While the most well-known examples of corporate activism come from global brands such as Ben & Jerry’s and Patagonia – with high-profile campaigns including ‘Get the Dough out of Politics’ and ‘the President Stole Your Land’ – a lot is also happening locally and out of the global limelight.
Finlayson, a mid-sized Finnish textile company, is one such example of a regionally well-known company that speaks up on topics revolving around equality – as we have previously studied. Over the years, Finlayson has launched campaigns that address topics such as the gender wage gap and racism. The company has also very vocally opposed Russia’s invasion of Ukraine.
But it’s not just Finlayson taking an active role in societal debate, as our ongoing study focused on social media data from 600 Nordic companies shows.
Our current, highly politicised times have impacted the ways in which companies think about their responsibilities – particularly if and how they engage in societal debate. Corporate activism, defined as business actors’ public stance-taking on divisive issues, has become one way to take a more active role in debate on controversial topics such as LGBTQ+ rights, racism, climate change and democracy.
A question of values
The range of issues addressed in corporate activism is expanding, especially to current geopolitical tensions, but their topics have something in common: they are typically polarising, and thus link directly to societal debates about values and ideologies.
Because of this inherent divisiveness, corporate activism has raised a lot of questions about its motives and implications. If the practice is controversial and risky, why are companies exposing themselves to the reactions and critique that follow? What kind of outcomes are they expecting and do those outcomes relate to societal impacts?

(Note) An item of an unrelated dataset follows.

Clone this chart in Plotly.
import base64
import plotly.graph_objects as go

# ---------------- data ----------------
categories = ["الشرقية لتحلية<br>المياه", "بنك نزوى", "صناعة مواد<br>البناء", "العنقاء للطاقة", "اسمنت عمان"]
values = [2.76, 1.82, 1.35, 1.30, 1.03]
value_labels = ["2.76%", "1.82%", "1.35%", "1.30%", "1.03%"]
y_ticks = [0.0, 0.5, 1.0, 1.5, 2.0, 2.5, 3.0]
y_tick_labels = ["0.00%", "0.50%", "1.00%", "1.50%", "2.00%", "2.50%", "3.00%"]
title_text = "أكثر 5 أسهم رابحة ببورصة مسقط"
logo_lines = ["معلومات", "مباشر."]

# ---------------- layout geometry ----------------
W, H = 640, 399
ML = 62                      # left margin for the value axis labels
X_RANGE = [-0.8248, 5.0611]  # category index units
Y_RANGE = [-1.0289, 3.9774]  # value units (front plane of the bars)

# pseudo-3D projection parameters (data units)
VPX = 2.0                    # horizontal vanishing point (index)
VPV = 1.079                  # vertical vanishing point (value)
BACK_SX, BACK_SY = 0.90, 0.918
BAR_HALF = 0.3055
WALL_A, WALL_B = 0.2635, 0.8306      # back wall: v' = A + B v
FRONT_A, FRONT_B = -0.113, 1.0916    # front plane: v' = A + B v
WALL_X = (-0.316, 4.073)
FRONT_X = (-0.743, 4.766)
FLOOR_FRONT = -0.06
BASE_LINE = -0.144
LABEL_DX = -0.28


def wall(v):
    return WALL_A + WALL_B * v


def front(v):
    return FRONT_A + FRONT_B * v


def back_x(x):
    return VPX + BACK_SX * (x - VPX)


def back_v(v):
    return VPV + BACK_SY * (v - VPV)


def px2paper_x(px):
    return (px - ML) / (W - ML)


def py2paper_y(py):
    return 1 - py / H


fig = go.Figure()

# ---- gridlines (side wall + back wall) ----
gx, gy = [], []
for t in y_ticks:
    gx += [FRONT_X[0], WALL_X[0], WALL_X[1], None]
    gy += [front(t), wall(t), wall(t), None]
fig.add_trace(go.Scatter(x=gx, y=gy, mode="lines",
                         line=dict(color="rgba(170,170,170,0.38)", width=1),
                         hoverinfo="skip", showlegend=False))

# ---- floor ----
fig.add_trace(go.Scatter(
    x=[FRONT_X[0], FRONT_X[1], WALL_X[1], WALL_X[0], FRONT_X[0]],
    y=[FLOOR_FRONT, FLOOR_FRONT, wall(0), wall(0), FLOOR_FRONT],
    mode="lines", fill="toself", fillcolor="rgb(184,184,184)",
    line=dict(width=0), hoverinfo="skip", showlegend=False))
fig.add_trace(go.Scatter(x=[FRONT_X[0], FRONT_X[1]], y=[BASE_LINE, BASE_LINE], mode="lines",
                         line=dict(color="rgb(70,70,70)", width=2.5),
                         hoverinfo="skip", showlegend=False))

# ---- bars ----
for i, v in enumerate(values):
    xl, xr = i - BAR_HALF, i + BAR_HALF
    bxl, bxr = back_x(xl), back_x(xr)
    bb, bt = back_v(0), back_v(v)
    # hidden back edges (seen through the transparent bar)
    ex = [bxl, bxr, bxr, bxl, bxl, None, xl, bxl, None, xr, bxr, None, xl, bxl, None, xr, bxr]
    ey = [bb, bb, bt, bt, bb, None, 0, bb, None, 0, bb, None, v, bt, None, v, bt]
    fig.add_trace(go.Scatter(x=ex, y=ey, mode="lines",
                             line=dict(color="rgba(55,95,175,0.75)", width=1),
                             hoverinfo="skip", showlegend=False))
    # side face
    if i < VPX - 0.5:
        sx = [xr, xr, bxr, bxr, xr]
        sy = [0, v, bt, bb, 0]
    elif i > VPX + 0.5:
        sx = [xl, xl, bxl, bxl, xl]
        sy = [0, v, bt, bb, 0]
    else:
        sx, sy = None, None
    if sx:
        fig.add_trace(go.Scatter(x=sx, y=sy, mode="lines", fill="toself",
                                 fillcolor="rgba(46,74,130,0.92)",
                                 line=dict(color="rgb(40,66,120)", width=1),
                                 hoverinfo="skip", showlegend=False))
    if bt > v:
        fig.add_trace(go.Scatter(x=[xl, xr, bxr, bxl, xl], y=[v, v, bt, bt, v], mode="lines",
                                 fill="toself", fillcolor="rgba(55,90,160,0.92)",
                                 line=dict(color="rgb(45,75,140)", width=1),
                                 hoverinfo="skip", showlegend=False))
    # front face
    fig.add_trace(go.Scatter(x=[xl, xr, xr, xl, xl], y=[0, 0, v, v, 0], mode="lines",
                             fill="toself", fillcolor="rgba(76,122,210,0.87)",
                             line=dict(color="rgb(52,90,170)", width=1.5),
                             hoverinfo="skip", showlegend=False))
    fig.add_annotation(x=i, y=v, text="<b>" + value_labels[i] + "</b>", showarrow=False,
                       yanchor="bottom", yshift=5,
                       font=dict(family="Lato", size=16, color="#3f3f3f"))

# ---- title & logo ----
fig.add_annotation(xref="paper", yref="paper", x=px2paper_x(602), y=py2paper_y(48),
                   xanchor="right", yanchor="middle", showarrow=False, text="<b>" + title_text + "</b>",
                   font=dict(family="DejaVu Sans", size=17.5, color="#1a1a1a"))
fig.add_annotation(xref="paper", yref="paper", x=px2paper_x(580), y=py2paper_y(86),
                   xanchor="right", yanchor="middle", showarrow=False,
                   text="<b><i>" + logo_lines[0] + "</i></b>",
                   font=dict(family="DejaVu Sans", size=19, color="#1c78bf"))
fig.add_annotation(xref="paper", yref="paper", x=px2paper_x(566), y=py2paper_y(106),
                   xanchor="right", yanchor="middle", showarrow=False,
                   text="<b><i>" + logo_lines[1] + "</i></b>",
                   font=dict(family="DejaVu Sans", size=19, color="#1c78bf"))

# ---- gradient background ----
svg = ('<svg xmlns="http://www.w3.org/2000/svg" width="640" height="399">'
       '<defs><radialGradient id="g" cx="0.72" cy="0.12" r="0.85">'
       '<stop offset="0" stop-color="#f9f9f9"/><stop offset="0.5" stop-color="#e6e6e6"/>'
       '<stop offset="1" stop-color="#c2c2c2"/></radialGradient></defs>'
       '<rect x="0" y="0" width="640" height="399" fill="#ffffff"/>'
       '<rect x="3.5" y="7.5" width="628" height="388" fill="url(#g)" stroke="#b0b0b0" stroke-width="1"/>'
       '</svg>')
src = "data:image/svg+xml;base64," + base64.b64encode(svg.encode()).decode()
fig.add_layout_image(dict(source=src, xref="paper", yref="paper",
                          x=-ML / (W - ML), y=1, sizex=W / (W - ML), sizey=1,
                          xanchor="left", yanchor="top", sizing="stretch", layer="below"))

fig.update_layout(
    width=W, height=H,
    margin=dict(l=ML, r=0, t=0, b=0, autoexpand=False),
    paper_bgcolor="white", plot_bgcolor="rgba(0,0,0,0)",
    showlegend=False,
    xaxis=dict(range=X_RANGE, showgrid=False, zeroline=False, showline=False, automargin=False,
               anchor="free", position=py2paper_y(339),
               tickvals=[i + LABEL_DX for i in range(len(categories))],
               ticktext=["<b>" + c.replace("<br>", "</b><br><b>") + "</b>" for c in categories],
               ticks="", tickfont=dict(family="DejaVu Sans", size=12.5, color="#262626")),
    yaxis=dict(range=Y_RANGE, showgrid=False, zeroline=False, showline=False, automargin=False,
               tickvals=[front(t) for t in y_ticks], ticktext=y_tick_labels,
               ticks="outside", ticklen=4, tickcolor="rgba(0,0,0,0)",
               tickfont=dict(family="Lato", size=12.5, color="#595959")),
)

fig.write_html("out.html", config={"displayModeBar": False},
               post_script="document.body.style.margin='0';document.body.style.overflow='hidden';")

And, perhaps most importantly: how invested are companies in this debate?
While motives and implications have been among the first questions to arise, we may need to assess many questions anew with a more profound understanding of the nuances of companies’ activist stances.
What we are seeing in our current research, focused on large Nordic companies, is that organisations don’t just choose between taking or not taking a stance, but they invest in or withdraw from debates by taking stances in different ways.

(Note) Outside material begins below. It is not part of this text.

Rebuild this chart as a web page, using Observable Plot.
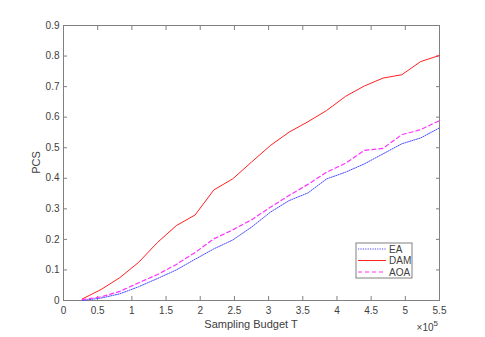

When we look at corporate activism as a broader phenomenon, there is rarely a single formula – firms may engage in societal debate much more subtly than what the most well-known examples suggest.
For example, companies may keep to their commercial role and make stances that highlight business benefits, or condemn deficits much more directly from the position of a societal actor.
Continuing conversations
Besides the variety in stances, companies stay invested in these debates to a varying degree. In our earlier study on Finlayson’s campaigns, we identified several activities that allowed the conversation to keep going. These activities took place both before and after the stance, extending the conversation beyond the immediate moment of stance-taking.

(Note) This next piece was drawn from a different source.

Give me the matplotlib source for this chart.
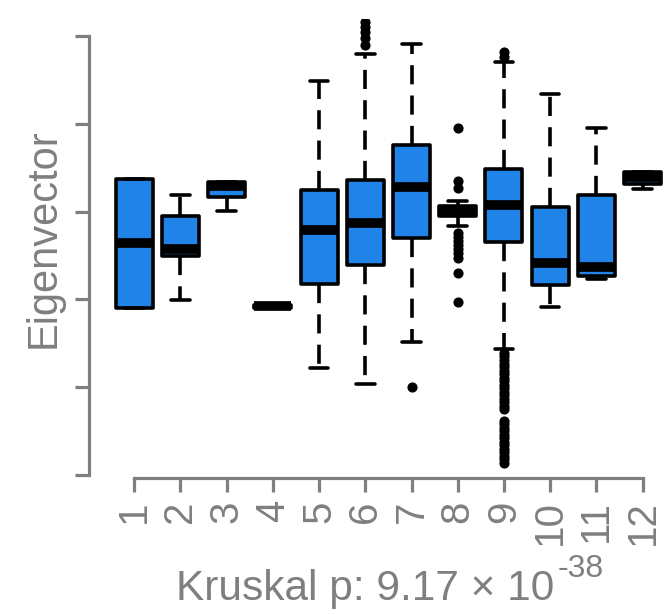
import numpy as np
import matplotlib
matplotlib.use('Agg')
import matplotlib.pyplot as plt

plt.rcParams['font.family'] = ['Liberation Sans', 'DejaVu Sans']

# data (arbitrary eigenvector units)
groups = ['1', '2', '3', '4', '5', '6', '7', '8', '9', '10', '11', '12']
q1 = [1.90, 2.49, 3.17, 1.90, 2.18, 2.39, 2.70, 2.95, 2.65, 2.16, 2.27, 3.31]
med = [2.64, 2.57, 3.29, 1.92, 2.79, 2.87, 3.28, 3.01, 3.08, 2.41, 2.37, 3.39]
q3 = [3.37, 2.95, 3.34, 1.94, 3.25, 3.36, 3.76, 3.06, 3.49, 3.05, 3.19, 3.45]
whislo = [1.90, 1.99, 3.01, 1.90, 1.22, 1.04, 1.51, 2.84, 1.44, 1.91, 2.23, 3.26]
whishi = [3.37, 3.19, 3.34, 1.94, 4.49, 4.79, 4.91, 3.12, 4.70, 4.34, 3.95, 3.45]
fliers = [
    [],
    [],
    [],
    [],
    [],
    [5.16, 5.10, 5.05, 4.98, 4.90],
    [1.00],
    [3.95, 3.35, 3.27, 2.76, 2.71, 2.67, 2.62, 2.57, 2.53, 2.47, 2.30, 1.97],
    [4.82, 4.76, 1.39, 1.35, 1.31, 1.27, 1.23, 1.19, 1.15, 1.11, 1.07, 1.03,
     0.99, 0.95, 0.91, 0.87, 0.83, 0.79, 0.75, 0.62, 0.58, 0.54, 0.50, 0.46,
     0.42, 0.38, 0.34, 0.30, 0.26, 0.22, 0.18, 0.14],
    [],
    [],
    [],
]
ylabel = 'Eigenvector'
xlabel = 'Kruskal p: 9.17 \u00d7 10'
xlabel_exp = '-38'

stats = []
for i in range(len(groups)):
    stats.append(dict(med=med[i], q1=q1[i], q3=q3[i], whislo=whislo[i],
                      whishi=whishi[i], fliers=fliers[i], label=groups[i]))

fig = plt.figure(figsize=(6.67, 6.15), dpi=100)
ax = fig.add_axes([89 / 667, (615 - 478) / 615, 598.8 / 667, 459.5 / 615])

gray = '#7f7f7f'
pos = np.arange(1, len(groups) + 1)
ax.bxp(stats, positions=pos, widths=0.8, capwidths=0.4,
       patch_artist=True,
       boxprops=dict(facecolor='#1f83e8', edgecolor='black', linewidth=2.6,
                     joinstyle='round'),
       medianprops=dict(color='black', linewidth=7, solid_capstyle='butt'),
       whiskerprops=dict(color='black', linewidth=2.6, linestyle=(0, (5.3, 3.1))),
       capprops=dict(color='black', linewidth=2.6, solid_capstyle='round'),
       flierprops=dict(marker='o', markerfacecolor='black', markeredgecolor='black',
                       markersize=6.3, linestyle='none'))

ax.set_xlim(0.02, 12.98)
ax.set_ylim(-0.034, 5.2)

ax.set_xticks(pos)
ax.set_xticklabels(groups, rotation=90, fontsize=29, color=gray)
ax.set_yticks([0, 1, 2, 3, 4, 5])
ax.set_yticklabels([])
ax.tick_params(axis='both', length=10, width=2.3, color=gray, pad=6)

for s in ['top', 'right']:
    ax.spines[s].set_visible(False)
for s in ['left', 'bottom']:
    ax.spines[s].set_color(gray)
    ax.spines[s].set_linewidth(2.3)
ax.spines['left'].set_bounds(0, 5)
ax.spines['bottom'].set_bounds(pos[0], pos[-1])

fig.text(44 / 667, 1 - 238 / 615, ylabel, rotation=90, fontsize=30, color=gray,
         ha='center', va='center')
t = fig.text(176 / 667, 1 - 600 / 615, xlabel, fontsize=30.5, color=gray,
             ha='left', va='baseline')
fig.canvas.draw()
bb = t.get_window_extent()
fig.text((bb.x1 + 3) / 667, 1 - 577 / 615, xlabel_exp, fontsize=23,
         color=gray, ha='left', va='baseline')

fig.savefig('out.png', dpi=100)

In Finlayson’s case, much of the activism took place after the stance, when they defended both the issue and their role in the conversation. As such, there is much to explore and learn when looking into the trajectories of company stances in the post-stance phase.
How the stances start is also important to the conversation. While companies may use different tactics, starting from their own campaigns and continuing to individual statements in interviews or social media posts, it is both the form and the intensity that matters. Companies may also choose to initiate or join conversations, and they may invest different resources to stay engaged.
Studying the variety and intensity of corporate activism is likely to give us a better understanding of not only the reactions toward their stances, but also how invested companies are in pushing for societal change. In the broadest sense, this will help us to understand the political roles that accompany firms’ activist stances.